The smell of old books was creating great mixture of scents together with the air saturated with evaporated whiskey. He was sipping his drink and the smell of it was easily incising into her mind, helping her to relax. Somehow, he was not amazed to catch her stolen looks, probably because he knew that his astonishing appearance had been intimacy snare for many women. Her attempts to take her eyes away from him were failing every time she wanted not to notice how special he was. Just like his room he was unordinary, different from other doctors, people, everything and everyone she had met before. For a man in his thirties he looked very young, probably because of his calm face, well-build body that could remind of brazen statue created to hold women's souls and never let them go.
Little, shiny reflection of fireplace in his dark black eyes and his deep voice were creating the personality she could fall for.
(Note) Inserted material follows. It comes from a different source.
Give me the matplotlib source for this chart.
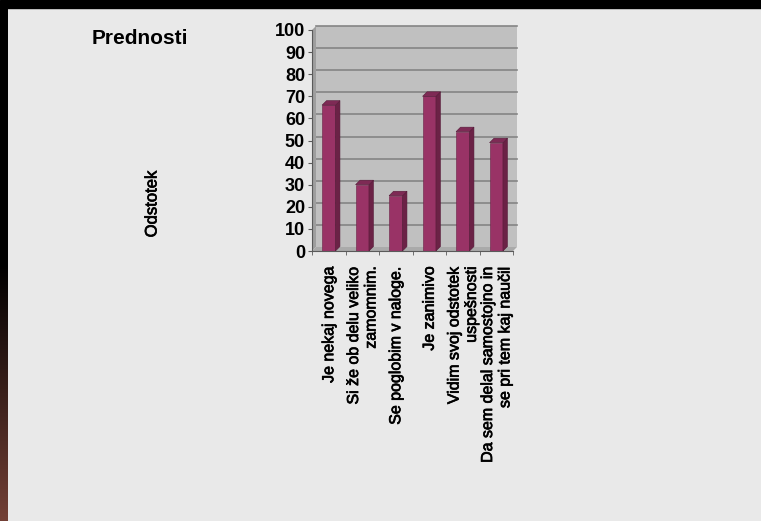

They met just five minutes ago but gravity between them was growing into tension she could not explain.
"I guess it shouldn't be your first visit to psychologist..." He started gently gaining her trust.
"Right..." She said as if she could not feel any sorrow or anything at all. She was calm and senseless but realizing he was not going to reply back - she kept talking: "Maybe there is nothing you or anyone can help me with... maybe I'm just crazy... or the most normal person in the world... I'm not sure, but we all have our own cross to carry up to Golgotha, pains that don't let us sleep, don't let us dream... and yet, nothing is worse than the feeling of feeling emptiness, neither happiness - nor sadness..." She took a breath and looked at him, as if she was starving for his reply and help.
He kept silent, watching her with narrowed eyelids, whimsically, sipping on his drink again. It was her first time meeting an unordinary psychologist, acting like he did not even care about what she was saying. He was not questioning her or giving the tests which could never tell anything really helpful.
She could feel that he was constantly checking on her with hungry eyes but that did not make her feel uncomfortable. On the contrary, believing that he wasn't even paying attention to her words, she decided to open up finally and share the scars of her heart:
"Every day, all I think about is if there is a boat capable to get me on another side of the river. I'm confused and I'm tired of everything, tired of every single pain I don't want to remember about.
Falling in love and then falling from the sky, death of my mom who had been my best friend, everyday stresses and routines, and then again I feel tired to fix my feelings, I feel tired of struggling, I'm drained from emotional energy and even when I look all healthy and strong, deep inside all I feel is tired emptiness of spliced feelings, senses and instincts...
I've been trying to grow strong and fight all that and I guess I won but now all I feel is nothing... and the only fear left in my heart is to die without feeling a sunrise one more time... be already dead for the time when the death will come on a visit."
Darius noticed her trembling lips. She sounded calm, but she was lying about becoming insensible. He was calling her condition Assuaged Depression, similar to a person who gets beat up so hard that it does not hurt anymore. She was trying to go through over eighteen problems when life becomes so serious that a person stands on the borderline of the heaven and the hell.